Set task ->
Data follows below. Repeat exactly the lines between the line holding "Write a Python" and the line holding "import seaborn as sns", inclusive, and nothing more; drop pictures.
■ ■ ■ ■ ■ ■ ■
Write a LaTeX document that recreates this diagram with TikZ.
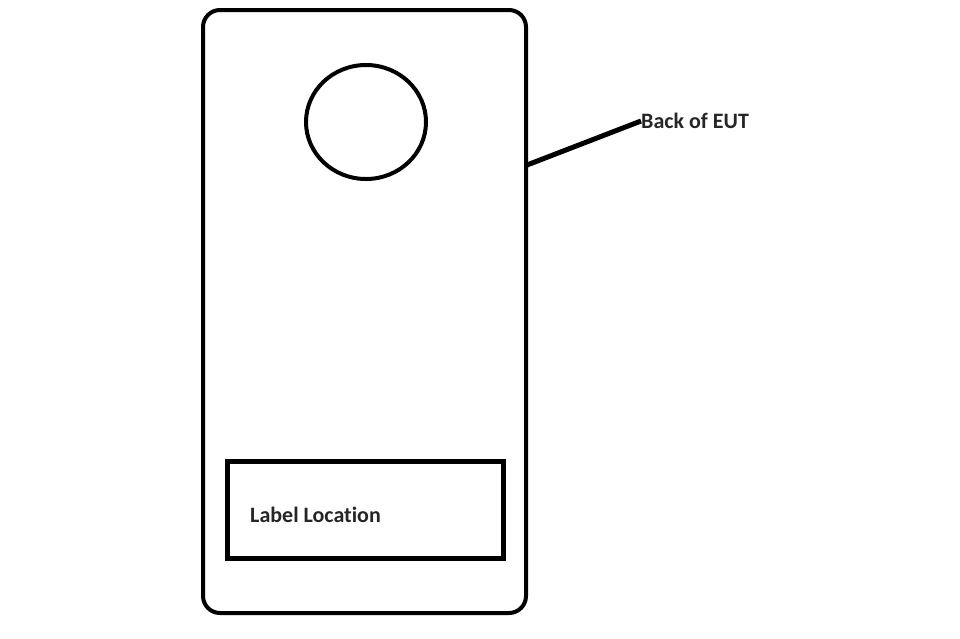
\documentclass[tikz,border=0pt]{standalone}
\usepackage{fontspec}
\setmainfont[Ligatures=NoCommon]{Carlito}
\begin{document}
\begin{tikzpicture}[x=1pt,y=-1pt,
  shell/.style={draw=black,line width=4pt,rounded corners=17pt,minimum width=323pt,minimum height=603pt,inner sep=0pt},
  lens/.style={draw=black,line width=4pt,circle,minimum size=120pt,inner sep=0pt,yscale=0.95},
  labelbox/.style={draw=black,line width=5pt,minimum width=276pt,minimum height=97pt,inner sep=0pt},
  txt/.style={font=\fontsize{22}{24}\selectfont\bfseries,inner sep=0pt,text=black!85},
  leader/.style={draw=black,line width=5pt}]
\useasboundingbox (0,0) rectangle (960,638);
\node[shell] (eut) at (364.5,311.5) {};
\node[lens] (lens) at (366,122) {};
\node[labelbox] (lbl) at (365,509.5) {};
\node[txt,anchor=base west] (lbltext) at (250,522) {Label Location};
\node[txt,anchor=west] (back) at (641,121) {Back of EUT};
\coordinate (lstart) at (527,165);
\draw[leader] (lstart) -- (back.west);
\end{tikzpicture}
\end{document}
■ ■ ■ ■ ■ ■ ■
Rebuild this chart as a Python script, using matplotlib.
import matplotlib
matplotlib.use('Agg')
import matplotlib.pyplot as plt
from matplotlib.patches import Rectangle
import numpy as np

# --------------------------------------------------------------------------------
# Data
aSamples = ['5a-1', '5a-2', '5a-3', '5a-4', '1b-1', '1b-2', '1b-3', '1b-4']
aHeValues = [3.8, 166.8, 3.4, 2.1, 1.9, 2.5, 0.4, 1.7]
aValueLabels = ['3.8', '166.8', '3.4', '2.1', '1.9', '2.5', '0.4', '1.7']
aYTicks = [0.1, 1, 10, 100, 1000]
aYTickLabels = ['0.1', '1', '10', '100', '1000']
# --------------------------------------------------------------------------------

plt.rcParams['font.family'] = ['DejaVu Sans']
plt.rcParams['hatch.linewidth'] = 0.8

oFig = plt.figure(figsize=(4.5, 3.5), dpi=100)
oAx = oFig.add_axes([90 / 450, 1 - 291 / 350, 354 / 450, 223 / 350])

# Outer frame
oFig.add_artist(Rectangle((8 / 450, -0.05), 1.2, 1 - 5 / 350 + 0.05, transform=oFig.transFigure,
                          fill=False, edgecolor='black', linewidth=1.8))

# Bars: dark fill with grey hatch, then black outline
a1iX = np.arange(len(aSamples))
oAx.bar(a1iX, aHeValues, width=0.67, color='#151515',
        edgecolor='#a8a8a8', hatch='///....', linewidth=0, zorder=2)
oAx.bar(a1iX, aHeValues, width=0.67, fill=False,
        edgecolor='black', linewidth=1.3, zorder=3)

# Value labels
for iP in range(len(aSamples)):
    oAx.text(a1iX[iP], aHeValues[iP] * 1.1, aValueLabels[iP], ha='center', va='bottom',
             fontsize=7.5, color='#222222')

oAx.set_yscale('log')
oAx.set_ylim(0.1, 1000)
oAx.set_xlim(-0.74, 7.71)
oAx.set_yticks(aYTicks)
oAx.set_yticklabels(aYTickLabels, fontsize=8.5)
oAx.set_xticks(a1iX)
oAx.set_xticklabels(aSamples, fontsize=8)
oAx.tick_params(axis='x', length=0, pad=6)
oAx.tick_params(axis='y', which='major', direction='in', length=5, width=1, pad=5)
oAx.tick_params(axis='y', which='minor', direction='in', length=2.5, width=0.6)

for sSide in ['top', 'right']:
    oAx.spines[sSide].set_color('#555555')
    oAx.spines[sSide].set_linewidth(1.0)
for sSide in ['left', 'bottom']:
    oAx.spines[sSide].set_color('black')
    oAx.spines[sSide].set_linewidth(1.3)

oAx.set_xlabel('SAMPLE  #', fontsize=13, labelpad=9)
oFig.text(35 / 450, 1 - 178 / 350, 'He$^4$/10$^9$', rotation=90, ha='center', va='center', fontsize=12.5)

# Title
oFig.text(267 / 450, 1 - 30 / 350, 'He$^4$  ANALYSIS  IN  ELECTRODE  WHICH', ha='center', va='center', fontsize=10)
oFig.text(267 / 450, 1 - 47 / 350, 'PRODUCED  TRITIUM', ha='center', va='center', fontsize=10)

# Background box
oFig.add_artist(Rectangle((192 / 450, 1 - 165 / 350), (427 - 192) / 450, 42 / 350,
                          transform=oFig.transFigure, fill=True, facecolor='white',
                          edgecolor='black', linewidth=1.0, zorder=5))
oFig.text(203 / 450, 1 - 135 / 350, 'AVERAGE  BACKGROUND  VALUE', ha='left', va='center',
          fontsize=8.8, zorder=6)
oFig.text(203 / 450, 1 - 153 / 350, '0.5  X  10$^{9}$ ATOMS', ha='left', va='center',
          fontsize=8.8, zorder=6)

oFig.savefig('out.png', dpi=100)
■ ■ ■ ■ ■ ■ ■
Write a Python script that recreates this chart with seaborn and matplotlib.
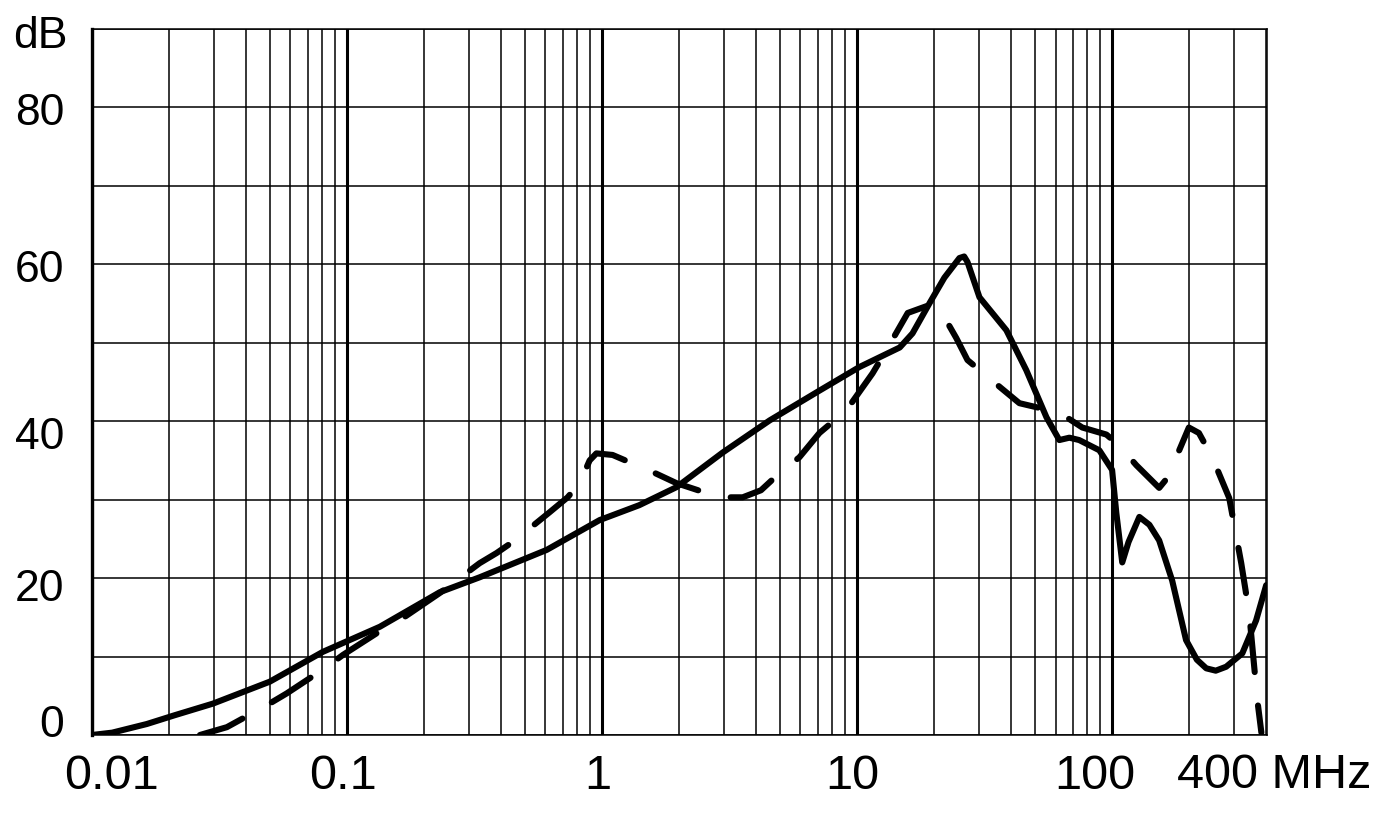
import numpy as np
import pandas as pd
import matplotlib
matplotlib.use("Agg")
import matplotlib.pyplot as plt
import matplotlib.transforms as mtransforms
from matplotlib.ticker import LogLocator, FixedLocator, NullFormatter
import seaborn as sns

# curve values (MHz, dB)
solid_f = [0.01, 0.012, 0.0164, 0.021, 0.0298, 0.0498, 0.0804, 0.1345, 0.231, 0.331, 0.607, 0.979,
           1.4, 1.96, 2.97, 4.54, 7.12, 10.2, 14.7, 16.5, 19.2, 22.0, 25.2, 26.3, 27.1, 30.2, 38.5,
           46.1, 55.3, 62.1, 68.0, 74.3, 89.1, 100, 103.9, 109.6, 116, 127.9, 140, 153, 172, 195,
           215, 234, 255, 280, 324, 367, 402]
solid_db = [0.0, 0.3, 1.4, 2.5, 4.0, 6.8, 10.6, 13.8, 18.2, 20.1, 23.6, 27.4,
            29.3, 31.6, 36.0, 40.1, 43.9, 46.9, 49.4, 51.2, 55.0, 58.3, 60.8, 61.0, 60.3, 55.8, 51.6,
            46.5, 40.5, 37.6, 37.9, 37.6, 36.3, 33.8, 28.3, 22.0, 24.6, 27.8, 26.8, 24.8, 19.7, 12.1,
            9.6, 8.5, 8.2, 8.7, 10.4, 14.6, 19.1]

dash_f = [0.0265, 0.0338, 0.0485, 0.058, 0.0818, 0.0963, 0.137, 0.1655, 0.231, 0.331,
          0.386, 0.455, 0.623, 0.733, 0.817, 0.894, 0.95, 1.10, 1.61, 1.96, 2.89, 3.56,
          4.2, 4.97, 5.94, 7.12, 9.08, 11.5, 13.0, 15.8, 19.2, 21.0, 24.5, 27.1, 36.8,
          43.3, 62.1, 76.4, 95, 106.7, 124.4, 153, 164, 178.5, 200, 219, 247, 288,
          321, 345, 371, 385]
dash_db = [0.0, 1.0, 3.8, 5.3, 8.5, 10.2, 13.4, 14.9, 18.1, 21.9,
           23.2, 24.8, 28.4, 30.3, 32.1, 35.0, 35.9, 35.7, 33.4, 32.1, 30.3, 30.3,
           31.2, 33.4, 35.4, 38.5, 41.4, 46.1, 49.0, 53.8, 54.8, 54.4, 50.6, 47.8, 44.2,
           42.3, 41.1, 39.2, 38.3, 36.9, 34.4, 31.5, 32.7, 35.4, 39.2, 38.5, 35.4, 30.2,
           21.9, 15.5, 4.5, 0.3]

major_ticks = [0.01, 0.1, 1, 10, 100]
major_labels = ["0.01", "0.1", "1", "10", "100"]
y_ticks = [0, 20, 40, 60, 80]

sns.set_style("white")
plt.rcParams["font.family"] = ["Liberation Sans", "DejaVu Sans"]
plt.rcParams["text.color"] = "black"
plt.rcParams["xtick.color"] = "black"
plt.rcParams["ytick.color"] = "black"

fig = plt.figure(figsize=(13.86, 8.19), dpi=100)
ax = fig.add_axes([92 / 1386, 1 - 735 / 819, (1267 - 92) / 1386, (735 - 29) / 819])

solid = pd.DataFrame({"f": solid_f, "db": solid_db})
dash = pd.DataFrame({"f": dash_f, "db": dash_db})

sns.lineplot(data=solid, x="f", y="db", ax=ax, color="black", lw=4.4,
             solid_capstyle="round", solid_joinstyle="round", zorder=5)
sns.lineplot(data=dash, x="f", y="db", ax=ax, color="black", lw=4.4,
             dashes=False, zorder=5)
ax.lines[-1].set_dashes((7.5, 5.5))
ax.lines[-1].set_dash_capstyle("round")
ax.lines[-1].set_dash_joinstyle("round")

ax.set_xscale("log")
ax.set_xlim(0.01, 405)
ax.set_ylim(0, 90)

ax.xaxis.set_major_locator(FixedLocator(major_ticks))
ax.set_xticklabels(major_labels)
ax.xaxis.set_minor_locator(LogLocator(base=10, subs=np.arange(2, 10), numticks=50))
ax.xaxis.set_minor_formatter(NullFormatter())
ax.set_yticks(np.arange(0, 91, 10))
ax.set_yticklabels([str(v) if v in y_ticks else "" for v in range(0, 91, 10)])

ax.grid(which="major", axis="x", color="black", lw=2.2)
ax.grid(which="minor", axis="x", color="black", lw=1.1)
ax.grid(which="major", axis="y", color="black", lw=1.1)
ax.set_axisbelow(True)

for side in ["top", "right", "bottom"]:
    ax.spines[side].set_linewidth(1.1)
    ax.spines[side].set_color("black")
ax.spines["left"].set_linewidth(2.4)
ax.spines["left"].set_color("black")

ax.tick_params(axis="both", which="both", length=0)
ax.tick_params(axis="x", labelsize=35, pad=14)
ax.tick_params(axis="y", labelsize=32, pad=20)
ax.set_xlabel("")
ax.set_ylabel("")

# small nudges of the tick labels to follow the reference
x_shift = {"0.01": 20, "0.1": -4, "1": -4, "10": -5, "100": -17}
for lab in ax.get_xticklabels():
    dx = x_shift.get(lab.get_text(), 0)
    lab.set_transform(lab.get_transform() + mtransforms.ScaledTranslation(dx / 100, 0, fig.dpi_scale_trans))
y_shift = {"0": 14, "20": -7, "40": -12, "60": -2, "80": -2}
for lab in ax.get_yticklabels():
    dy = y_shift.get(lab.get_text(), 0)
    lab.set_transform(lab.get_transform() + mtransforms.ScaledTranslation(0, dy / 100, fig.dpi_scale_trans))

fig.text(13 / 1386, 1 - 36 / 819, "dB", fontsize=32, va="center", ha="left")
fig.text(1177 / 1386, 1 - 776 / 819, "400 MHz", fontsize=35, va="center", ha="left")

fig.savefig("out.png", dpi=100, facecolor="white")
■ ■ ■ ■ ■ ■ ■
Answer in full ->
Write a Python script that recreates this chart with seaborn and matplotlib.
import numpy as np
import pandas as pd
import matplotlib
matplotlib.use("Agg")
import matplotlib.pyplot as plt
import matplotlib.transforms as mtransforms
from matplotlib.ticker import LogLocator, FixedLocator, NullFormatter
import seaborn as sns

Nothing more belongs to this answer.